# different brands of brass lasting much longer?



## imajeep (Jan 21, 2007)

ive seen some variability with life of brass between manufacturers, but with 223 brass, is there a stand-alone company that is going to have brass that will definetly last longer than others?

also, at this point i might as well ask, what brass does everyone use, and is there a reason for that choice?


----------



## People (Jan 17, 2005)

Lapua is the best. As long as you keep the pressure down you will be fine. I use Government brass most of the time or Winchester.

Chuck Norris once ate a whole cake before his friends could tell him there was a stripper in it.


----------



## xdeano (Jan 14, 2005)

Lapua is top choice. If you want to pay an arm and a leg and get brass that is par Norma. If you want decent brass at a good price Remington, Winchester. I haven't tried the Nosler comp brass. Lake city brass isn't bad either. bottom of the barrel brass is Federal in my opinion, the primer pockets get blown out to easily.

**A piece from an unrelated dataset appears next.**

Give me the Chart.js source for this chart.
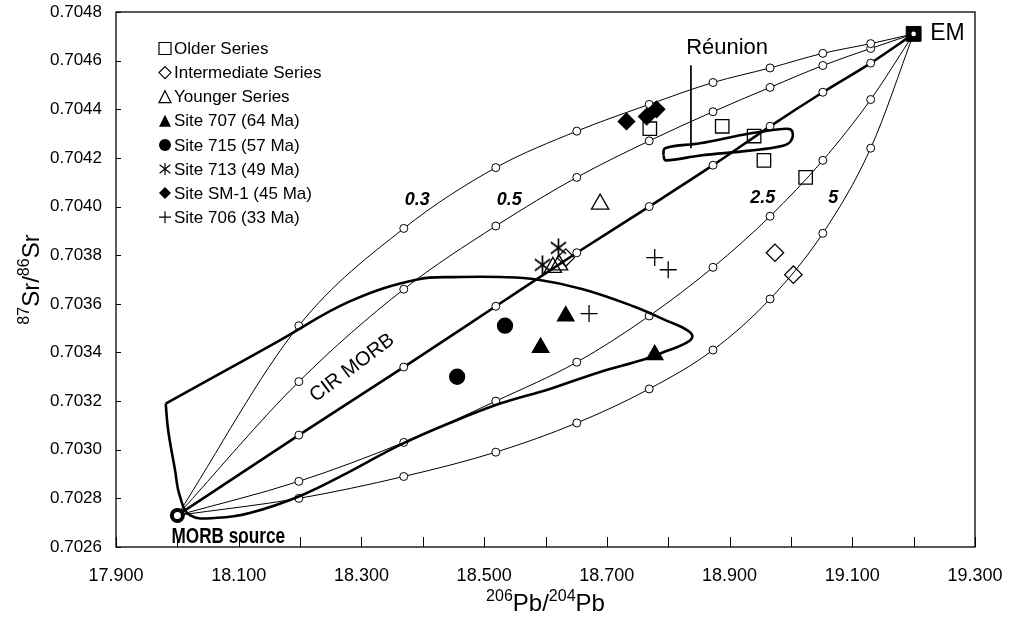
<!DOCTYPE html>
<html><head><meta charset="utf-8">
<script src="https://cdn.jsdelivr.net/npm/chart.js@4.4.1/dist/chart.umd.min.js"></script>
<style>html,body{margin:0;padding:0;background:#fff}#wrap{width:1010px;height:621px;position:relative}</style>
</head><body><div id="wrap"><canvas id="c"></canvas></div>
<script>
// ---- axis ticks ----
const xTicks = [17.9, 18.0, 18.1, 18.2, 18.3, 18.4, 18.5, 18.6, 18.7, 18.8, 18.9, 19.0, 19.1, 19.2, 19.3];
const yTicks = [0.7026, 0.7028, 0.7030, 0.7032, 0.7034, 0.7036, 0.7038, 0.7040, 0.7042, 0.7044, 0.7046, 0.7048];

// ---- mixing curves (MORB source -> EM), circles at 10% steps ----
const mixX  = [18.000, 18.198, 18.369, 18.519, 18.651, 18.769, 18.873, 18.966, 19.052, 19.130, 19.200];
const mix03 = [0.70273, 0.70351, 0.70391, 0.70416, 0.70431, 0.70442, 0.70451, 0.70457, 0.70463, 0.70467, 0.70471];
const mix05 = [0.70273, 0.70328, 0.70366, 0.70392, 0.70412, 0.70427, 0.70439, 0.70449, 0.70458, 0.70465, 0.70471];
const mix1  = [0.70273, 0.70306, 0.70334, 0.70359, 0.70381, 0.70400, 0.70417, 0.70433, 0.70447, 0.70459, 0.70471];
const mix25 = [0.70273, 0.70287, 0.70303, 0.70320, 0.70336, 0.70355, 0.70375, 0.70396, 0.70419, 0.70444, 0.70471];
const mix5  = [0.70273, 0.70280, 0.70289, 0.70299, 0.70311, 0.70325, 0.70341, 0.70362, 0.70389, 0.70424, 0.70471];
const curveLabels = ['0.3', '0.5', '2.5', '5'];

// ---- end members ----
const emX = [19.200], emY = [0.70471];
const morbX = [18.000], morbY = [0.70273];

// ---- samples ----
const olderX = [18.770, 18.888, 18.940, 18.956, 19.024];
const olderY = [0.70432, 0.70433, 0.70429, 0.70419, 0.70412];
const interX = [18.633, 18.974, 19.004];
const interY = [0.70379, 0.70381, 0.70372];
const youngX = [18.689, 18.612, 18.622];
const youngY = [0.70401, 0.70375, 0.70376];
const s707X = [18.633, 18.592, 18.778];
const s707Y = [0.70355, 0.70342, 0.70339];
const s715X = [18.534, 18.456];
const s715Y = [0.70351, 0.70330];
const s713X = [18.621, 18.595];
const s713Y = [0.70383, 0.70376];
const sm1X = [18.732, 18.765, 18.781];
const sm1Y = [0.70435, 0.70437, 0.70440];
const s706X = [18.671, 18.778, 18.800];
const s706Y = [0.70356, 0.70379, 0.70374];
const legendLabels = ['Older Series', 'Intermediate Series', 'Younger Series', 'Site 707 (64 Ma)', 'Site 715 (57 Ma)', 'Site 713 (49 Ma)', 'Site SM-1 (45 Ma)', 'Site 706 (33 Ma)'];

// ---- fields ----
const cirX = [17.981, 18.053, 18.167, 18.281, 18.391, 18.461, 18.526, 18.586, 18.661, 18.743, 18.798, 18.832, 18.839, 18.822, 18.791, 18.759, 18.689, 18.607, 18.526, 18.444, 18.363, 18.281, 18.200, 18.118, 18.065, 18.021, 18.004, 17.996, 17.985, 17.981];
const cirY = [0.70319, 0.70329, 0.70345, 0.70361, 0.70370, 0.70371, 0.70371, 0.70370, 0.70366, 0.70359, 0.70353, 0.70349, 0.70346, 0.70343, 0.70340, 0.70337, 0.70332, 0.70325, 0.70319, 0.70311, 0.70302, 0.70291, 0.70281, 0.70274, 0.70272, 0.70273, 0.70281, 0.70292, 0.70308, 0.70319];
const reuX = [18.792, 18.795, 18.852, 18.933, 18.992, 19.002, 19.000, 18.987, 18.933, 18.852, 18.796, 18.792];
const reuY = [0.70421, 0.70424, 0.70426, 0.70430, 0.70432, 0.70431, 0.70427, 0.70425, 0.70423, 0.70421, 0.70419, 0.70421];
const leadX = [18.837, 18.837];
const leadY = [0.70458, 0.70424];

const FONT = "Arial, 'Liberation Sans', Helvetica, sans-serif";
const pts = (xs, ys) => xs.map((x, i) => ({x: x, y: ys[i]}));

// asterisk (6-armed) point style
function makeAsterisk(size, lw) {
  const c = document.createElement('canvas');
  c.width = size; c.height = size;
  const g = c.getContext('2d');
  g.strokeStyle = '#000'; g.lineWidth = lw;
  const m = size / 2, r = size / 2 - 1;
  g.beginPath();
  g.moveTo(m, m - r); g.lineTo(m, m + r);
  g.moveTo(m - r * 0.8, m - r * 0.6); g.lineTo(m + r * 0.8, m + r * 0.6);
  g.moveTo(m - r * 0.8, m + r * 0.6); g.lineTo(m + r * 0.8, m - r * 0.6);
  g.stroke();
  return c;
}
const asterBig = makeAsterisk(21, 1.7);

function curve(ys, w) {
  return {
    data: pts(mixX, ys), showLine: true, borderColor: '#000', borderWidth: w,
    cubicInterpolationMode: 'monotone',
    pointStyle: 'circle', pointRadius: ys.map((v, i) => (i === 0 || i === ys.length - 1) ? 0 : 4),
    pointBackgroundColor: '#fff', pointBorderColor: '#000', pointBorderWidth: 1, order: 10
  };
}
function markers(xs, ys, style, r, filled, extra) {
  return Object.assign({
    data: pts(xs, ys), showLine: false, pointStyle: style, pointRadius: r,
    pointBackgroundColor: filled ? '#000' : 'rgba(255,255,255,0)', pointBorderColor: '#000',
    pointBorderWidth: 1.3, order: 1
  }, extra || {});
}

const datasets = [
  markers(olderX, olderY, 'rect', 9.5, false),
  markers(interX, interY, 'rectRot', 8.7, false),
  markers(youngX, youngY, 'triangle', 10, false),
  markers(s707X, s707Y, 'triangle', 9.5, true),
  markers(s715X, s715Y, 'circle', 7.5, true),
  markers(s713X, s713Y, asterBig, 10, false),
  markers(sm1X, sm1Y, 'rectRot', 8.2, true),
  markers(s706X, s706Y, 'cross', 8.5, false),
  // end members
  {data: pts(emX, emY), showLine: false, pointStyle: 'circle', pointRadius: 2.3, pointBackgroundColor: '#fff', pointBorderWidth: 0, order: 2},
  {data: pts(emX, emY), showLine: false, pointStyle: 'rect', pointRadius: 10.5, pointBackgroundColor: '#000', pointBorderColor: '#000', pointBorderWidth: 1, order: 3},
  {data: pts(morbX, morbY), showLine: false, pointStyle: 'circle', pointRadius: 5.5, pointBackgroundColor: '#fff', pointBorderColor: '#000', pointBorderWidth: 4, order: 3},
  // fields
  {data: pts(cirX, cirY), showLine: true, borderColor: '#000', borderWidth: 2.6, tension: 0.4, pointRadius: 0, order: 5},
  {data: pts(reuX, reuY), showLine: true, borderColor: '#000', borderWidth: 2.6, tension: 0.4, pointRadius: 0, order: 5},
  {data: pts(leadX, leadY), showLine: true, borderColor: '#000', borderWidth: 1, pointRadius: 0, order: 6},
  // mixing curves
  curve(mix03, 1), curve(mix05, 1), curve(mix1, 2.6), curve(mix25, 1), curve(mix5, 1)
];

function drawMarker(ctx, kind, x, y, s) {
  ctx.save();
  ctx.strokeStyle = '#000'; ctx.fillStyle = '#000'; ctx.lineWidth = 1.2;
  ctx.beginPath();
  if (kind === 'sq') { ctx.rect(x - s / 2, y - s / 2, s, s); ctx.stroke(); }
  else if (kind === 'dia' || kind === 'diaF') { ctx.moveTo(x, y - s / 2); ctx.lineTo(x + s / 2, y); ctx.lineTo(x, y + s / 2); ctx.lineTo(x - s / 2, y); ctx.closePath(); kind === 'diaF' ? ctx.fill() : ctx.stroke(); }
  else if (kind === 'tri' || kind === 'triF') { ctx.moveTo(x, y - s / 2); ctx.lineTo(x + s / 2, y + s / 2); ctx.lineTo(x - s / 2, y + s / 2); ctx.closePath(); kind === 'triF' ? ctx.fill() : ctx.stroke(); }
  else if (kind === 'cir') { ctx.arc(x, y, s / 2, 0, Math.PI * 2); ctx.fill(); }
  else if (kind === 'ast') { ctx.moveTo(x, y - s / 2); ctx.lineTo(x, y + s / 2); ctx.moveTo(x - s * 0.45, y - s * 0.35); ctx.lineTo(x + s * 0.45, y + s * 0.35); ctx.moveTo(x - s * 0.45, y + s * 0.35); ctx.lineTo(x + s * 0.45, y - s * 0.35); ctx.stroke(); }
  else if (kind === 'cross') { ctx.moveTo(x, y - s / 2); ctx.lineTo(x, y + s / 2); ctx.moveTo(x - s / 2, y); ctx.lineTo(x + s / 2, y); ctx.stroke(); }
  ctx.restore();
}

function supText(ctx, parts, big, small, rise) {
  ctx.save();
  let total = 0;
  parts.forEach(p => { ctx.font = p[1] ? small : big; p.w = ctx.measureText(p[0]).width; total += p.w; });
  let x = -total / 2;
  parts.forEach(p => { ctx.font = p[1] ? small : big; ctx.fillText(p[0], x, p[1] ? -rise : 0); x += p.w; });
  ctx.restore();
}

const decor = {
  id: 'decor',
  afterDraw(chart) {
    const ctx = chart.ctx, a = chart.chartArea, xs = chart.scales.x, ys = chart.scales.y;
    ctx.save();
    ctx.strokeStyle = '#000'; ctx.lineWidth = 1.3;
    ctx.strokeRect(a.left, a.top, a.right - a.left, a.bottom - a.top);
    ctx.lineWidth = 1;
    ctx.beginPath();
    xTicks.forEach(v => { const p = Math.round(xs.getPixelForValue(v)) + 0.5; ctx.moveTo(p, a.bottom); ctx.lineTo(p, a.bottom - 10); });
    yTicks.forEach(v => { const p = Math.round(ys.getPixelForValue(v)) + 0.5; ctx.moveTo(a.left, p); ctx.lineTo(a.left + 5, p); });
    ctx.stroke();

    ctx.fillStyle = '#000';
    const X = v => xs.getPixelForValue(v), Y = v => ys.getPixelForValue(v);
    ctx.textBaseline = 'alphabetic'; ctx.textAlign = 'left';
    ctx.save(); ctx.translate((a.left + a.right) / 2, 611);
    supText(ctx, [['206', 1], ['Pb/', 0], ['204', 1], ['Pb', 0]], '24px ' + FONT, '16px ' + FONT, 10);
    ctx.restore();
    ctx.save(); ctx.translate(39, (a.top + a.bottom) / 2); ctx.rotate(-Math.PI / 2);
    supText(ctx, [['87', 1], ['Sr/', 0], ['86', 1], ['Sr', 0]], '24px ' + FONT, '16px ' + FONT, 10);
    ctx.restore();

    ctx.font = 'italic bold 18px ' + FONT; ctx.textAlign = 'center'; ctx.textBaseline = 'middle';
    ctx.fillText(curveLabels[0], X(18.391), Y(0.704027));
    ctx.fillText(curveLabels[1], X(18.541), Y(0.704027));
    ctx.fillText(curveLabels[2], X(18.954), Y(0.704035));
    ctx.fillText(curveLabels[3], X(19.069), Y(0.704035));
    ctx.font = '23px ' + FONT; ctx.textAlign = 'left';
    ctx.fillText('EM', X(19.227), Y(0.704714) + 1);
    ctx.font = '22px ' + FONT; ctx.textAlign = 'center';
    ctx.fillText('Réunion', X(18.896), Y(0.704652));
    ctx.save(); ctx.translate(X(18.083), Y(0.702641)); ctx.scale(0.78, 1);
    ctx.font = 'bold 22px ' + FONT; ctx.fillText('MORB source', 0, 0);
    ctx.restore();
    ctx.save(); ctx.translate(X(18.285), Y(0.703336)); ctx.rotate(-37 * Math.PI / 180);
    ctx.font = '20px ' + FONT; ctx.fillText('CIR MORB', 0, 0);
    ctx.restore();

    const kinds = ['sq', 'dia', 'tri', 'triF', 'cir', 'ast', 'diaF', 'cross'];
    ctx.font = '17px ' + FONT; ctx.textAlign = 'left'; ctx.textBaseline = 'middle';
    legendLabels.forEach((t, i) => {
      const yy = 48.5 + i * 24.1;
      drawMarker(ctx, kinds[i], 165, yy, 12);
      ctx.fillText(t, 174, yy + 1);
    });
    ctx.restore();
  }
};

Chart.defaults.font.family = FONT;
Chart.defaults.color = '#000';
new Chart(document.getElementById('c'), {
  type: 'scatter',
  data: {datasets: datasets},
  options: {
    responsive: true, maintainAspectRatio: false, animation: false, events: [],
    layout: {padding: {left: 0, right: 35, top: 12, bottom: 0}, autoPadding: false},
    plugins: {legend: {display: false}, tooltip: {enabled: false}},
    scales: {
      x: {
        type: 'linear', min: 17.9, max: 19.3,
        afterBuildTicks: s => { s.ticks = xTicks.map(v => ({value: v})); },
        afterFit: s => { s.height = 74; s.paddingLeft = 0; s.paddingRight = 0; },
        grid: {display: false, drawTicks: false}, border: {display: false},
        ticks: {autoSkip: false, maxRotation: 0, padding: 18, font: {size: 18}, color: '#000',
          callback: (v, i) => (i % 2 === 0 ? Number(v).toFixed(3) : '')}
      },
      y: {
        type: 'linear', min: 0.7026, max: 0.7048,
        afterBuildTicks: s => { s.ticks = yTicks.map(v => ({value: v})); },
        afterFit: s => { s.width = 116; s.paddingTop = 0; s.paddingBottom = 0; },
        grid: {display: false, drawTicks: false}, border: {display: false},
        ticks: {autoSkip: false, padding: 14, font: {size: 17}, color: '#000',
          callback: v => Number(v).toFixed(4)}
      }
    }
  },
  plugins: [decor]
});
</script>
</body></html>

I'm using Lapua in my 308 with pretty good pressures and I anneal every other reload and I'm up to 13 or 14 reloads. I don't shave anything off the necks when i'm cutting for length.

It's good brass, I've heard of some people that have gotten up to 25 reloads off a single brass and felt that it would go for much longer but didn't feel comfortable doing so. That's a lot of service for the money.

xdeano


----------